Exercise directions: Extract every line below, verbatim.

Material:
------------------------------------
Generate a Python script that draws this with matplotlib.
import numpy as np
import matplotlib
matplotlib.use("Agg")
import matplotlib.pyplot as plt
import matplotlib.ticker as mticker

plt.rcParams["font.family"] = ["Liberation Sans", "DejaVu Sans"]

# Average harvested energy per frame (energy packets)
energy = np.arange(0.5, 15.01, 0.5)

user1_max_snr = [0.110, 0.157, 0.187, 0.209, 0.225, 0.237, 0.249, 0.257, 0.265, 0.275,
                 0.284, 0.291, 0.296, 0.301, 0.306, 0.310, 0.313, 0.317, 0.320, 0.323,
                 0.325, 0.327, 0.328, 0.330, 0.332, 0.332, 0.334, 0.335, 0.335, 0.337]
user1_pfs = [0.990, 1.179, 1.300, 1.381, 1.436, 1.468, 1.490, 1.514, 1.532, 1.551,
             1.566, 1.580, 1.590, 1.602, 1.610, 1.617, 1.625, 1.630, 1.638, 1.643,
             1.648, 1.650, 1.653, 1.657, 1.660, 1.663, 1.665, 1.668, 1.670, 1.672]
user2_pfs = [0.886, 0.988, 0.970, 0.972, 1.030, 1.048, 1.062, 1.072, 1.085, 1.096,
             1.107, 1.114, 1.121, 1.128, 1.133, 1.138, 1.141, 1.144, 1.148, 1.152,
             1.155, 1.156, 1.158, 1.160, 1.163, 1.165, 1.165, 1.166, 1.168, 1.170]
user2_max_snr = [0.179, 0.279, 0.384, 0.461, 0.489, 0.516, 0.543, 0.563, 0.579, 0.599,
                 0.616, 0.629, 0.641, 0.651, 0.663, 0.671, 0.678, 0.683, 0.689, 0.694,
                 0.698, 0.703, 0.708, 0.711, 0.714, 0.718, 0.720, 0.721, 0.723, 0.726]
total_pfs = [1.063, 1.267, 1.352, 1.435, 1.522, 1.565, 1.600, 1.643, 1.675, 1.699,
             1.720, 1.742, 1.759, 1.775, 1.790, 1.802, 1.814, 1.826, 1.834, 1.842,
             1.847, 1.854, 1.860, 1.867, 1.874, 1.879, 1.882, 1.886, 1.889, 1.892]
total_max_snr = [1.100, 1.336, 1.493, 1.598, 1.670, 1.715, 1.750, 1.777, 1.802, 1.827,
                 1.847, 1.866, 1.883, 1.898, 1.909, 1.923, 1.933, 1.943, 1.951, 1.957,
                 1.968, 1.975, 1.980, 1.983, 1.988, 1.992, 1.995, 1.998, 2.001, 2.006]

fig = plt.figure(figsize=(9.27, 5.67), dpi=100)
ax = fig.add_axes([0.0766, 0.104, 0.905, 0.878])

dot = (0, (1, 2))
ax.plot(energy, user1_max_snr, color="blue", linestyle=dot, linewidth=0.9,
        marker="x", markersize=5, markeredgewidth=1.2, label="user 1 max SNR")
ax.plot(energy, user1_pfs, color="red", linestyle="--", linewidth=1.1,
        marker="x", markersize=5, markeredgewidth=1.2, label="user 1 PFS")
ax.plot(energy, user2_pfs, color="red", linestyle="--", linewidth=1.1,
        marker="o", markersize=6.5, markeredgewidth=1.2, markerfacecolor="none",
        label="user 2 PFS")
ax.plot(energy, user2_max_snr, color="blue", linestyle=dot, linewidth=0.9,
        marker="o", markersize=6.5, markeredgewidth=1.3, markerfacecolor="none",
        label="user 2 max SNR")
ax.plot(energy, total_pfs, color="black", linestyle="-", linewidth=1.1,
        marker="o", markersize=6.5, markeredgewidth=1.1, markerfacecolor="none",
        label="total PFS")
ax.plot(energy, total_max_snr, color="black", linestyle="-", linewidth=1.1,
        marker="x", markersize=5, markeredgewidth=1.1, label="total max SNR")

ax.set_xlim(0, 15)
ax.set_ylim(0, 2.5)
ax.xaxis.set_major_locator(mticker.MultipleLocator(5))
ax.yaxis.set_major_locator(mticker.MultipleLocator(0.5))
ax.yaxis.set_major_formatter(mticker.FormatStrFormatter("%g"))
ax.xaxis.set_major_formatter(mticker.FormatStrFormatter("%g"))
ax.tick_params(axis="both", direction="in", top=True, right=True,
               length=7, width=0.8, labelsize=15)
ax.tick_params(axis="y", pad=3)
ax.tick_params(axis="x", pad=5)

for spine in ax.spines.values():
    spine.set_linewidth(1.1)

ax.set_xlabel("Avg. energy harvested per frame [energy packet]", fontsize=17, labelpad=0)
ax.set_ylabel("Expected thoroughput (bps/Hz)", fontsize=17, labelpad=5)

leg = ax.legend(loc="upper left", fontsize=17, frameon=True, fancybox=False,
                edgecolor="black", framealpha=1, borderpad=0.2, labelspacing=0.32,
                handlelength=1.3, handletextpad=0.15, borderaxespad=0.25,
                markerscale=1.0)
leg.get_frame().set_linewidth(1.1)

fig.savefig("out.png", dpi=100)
------------------------------------
Task answer:
Generate a Python script that draws this with matplotlib.
import numpy as np
import matplotlib
matplotlib.use("Agg")
import matplotlib.pyplot as plt
import matplotlib.ticker as mticker

plt.rcParams["font.family"] = ["Liberation Sans", "DejaVu Sans"]

# Average harvested energy per frame (energy packets)
energy = np.arange(0.5, 15.01, 0.5)

user1_max_snr = [0.110, 0.157, 0.187, 0.209, 0.225, 0.237, 0.249, 0.257, 0.265, 0.275,
                 0.284, 0.291, 0.296, 0.301, 0.306, 0.310, 0.313, 0.317, 0.320, 0.323,
                 0.325, 0.327, 0.328, 0.330, 0.332, 0.332, 0.334, 0.335, 0.335, 0.337]
user1_pfs = [0.990, 1.179, 1.300, 1.381, 1.436, 1.468, 1.490, 1.514, 1.532, 1.551,
             1.566, 1.580, 1.590, 1.602, 1.610, 1.617, 1.625, 1.630, 1.638, 1.643,
             1.648, 1.650, 1.653, 1.657, 1.660, 1.663, 1.665, 1.668, 1.670, 1.672]
user2_pfs = [0.886, 0.988, 0.970, 0.972, 1.030, 1.048, 1.062, 1.072, 1.085, 1.096,
             1.107, 1.114, 1.121, 1.128, 1.133, 1.138, 1.141, 1.144, 1.148, 1.152,
             1.155, 1.156, 1.158, 1.160, 1.163, 1.165, 1.165, 1.166, 1.168, 1.170]
user2_max_snr = [0.179, 0.279, 0.384, 0.461, 0.489, 0.516, 0.543, 0.563, 0.579, 0.599,
                 0.616, 0.629, 0.641, 0.651, 0.663, 0.671, 0.678, 0.683, 0.689, 0.694,
                 0.698, 0.703, 0.708, 0.711, 0.714, 0.718, 0.720, 0.721, 0.723, 0.726]
total_pfs = [1.063, 1.267, 1.352, 1.435, 1.522, 1.565, 1.600, 1.643, 1.675, 1.699,
             1.720, 1.742, 1.759, 1.775, 1.790, 1.802, 1.814, 1.826, 1.834, 1.842,
             1.847, 1.854, 1.860, 1.867, 1.874, 1.879, 1.882, 1.886, 1.889, 1.892]
total_max_snr = [1.100, 1.336, 1.493, 1.598, 1.670, 1.715, 1.750, 1.777, 1.802, 1.827,
                 1.847, 1.866, 1.883, 1.898, 1.909, 1.923, 1.933, 1.943, 1.951, 1.957,
                 1.968, 1.975, 1.980, 1.983, 1.988, 1.992, 1.995, 1.998, 2.001, 2.006]

fig = plt.figure(figsize=(9.27, 5.67), dpi=100)
ax = fig.add_axes([0.0766, 0.104, 0.905, 0.878])

dot = (0, (1, 2))
ax.plot(energy, user1_max_snr, color="blue", linestyle=dot, linewidth=0.9,
        marker="x", markersize=5, markeredgewidth=1.2, label="user 1 max SNR")
ax.plot(energy, user1_pfs, color="red", linestyle="--", linewidth=1.1,
        marker="x", markersize=5, markeredgewidth=1.2, label="user 1 PFS")
ax.plot(energy, user2_pfs, color="red", linestyle="--", linewidth=1.1,
        marker="o", markersize=6.5, markeredgewidth=1.2, markerfacecolor="none",
        label="user 2 PFS")
ax.plot(energy, user2_max_snr, color="blue", linestyle=dot, linewidth=0.9,
        marker="o", markersize=6.5, markeredgewidth=1.3, markerfacecolor="none",
        label="user 2 max SNR")
ax.plot(energy, total_pfs, color="black", linestyle="-", linewidth=1.1,
        marker="o", markersize=6.5, markeredgewidth=1.1, markerfacecolor="none",
        label="total PFS")
ax.plot(energy, total_max_snr, color="black", linestyle="-", linewidth=1.1,
        marker="x", markersize=5, markeredgewidth=1.1, label="total max SNR")

ax.set_xlim(0, 15)
ax.set_ylim(0, 2.5)
ax.xaxis.set_major_locator(mticker.MultipleLocator(5))
ax.yaxis.set_major_locator(mticker.MultipleLocator(0.5))
ax.yaxis.set_major_formatter(mticker.FormatStrFormatter("%g"))
ax.xaxis.set_major_formatter(mticker.FormatStrFormatter("%g"))
ax.tick_params(axis="both", direction="in", top=True, right=True,
               length=7, width=0.8, labelsize=15)
ax.tick_params(axis="y", pad=3)
ax.tick_params(axis="x", pad=5)

for spine in ax.spines.values():
    spine.set_linewidth(1.1)

ax.set_xlabel("Avg. energy harvested per frame [energy packet]", fontsize=17, labelpad=0)
ax.set_ylabel("Expected thoroughput (bps/Hz)", fontsize=17, labelpad=5)

leg = ax.legend(loc="upper left", fontsize=17, frameon=True, fancybox=False,
                edgecolor="black", framealpha=1, borderpad=0.2, labelspacing=0.32,
                handlelength=1.3, handletextpad=0.15, borderaxespad=0.25,
                markerscale=1.0)
leg.get_frame().set_linewidth(1.1)

fig.savefig("out.png", dpi=100)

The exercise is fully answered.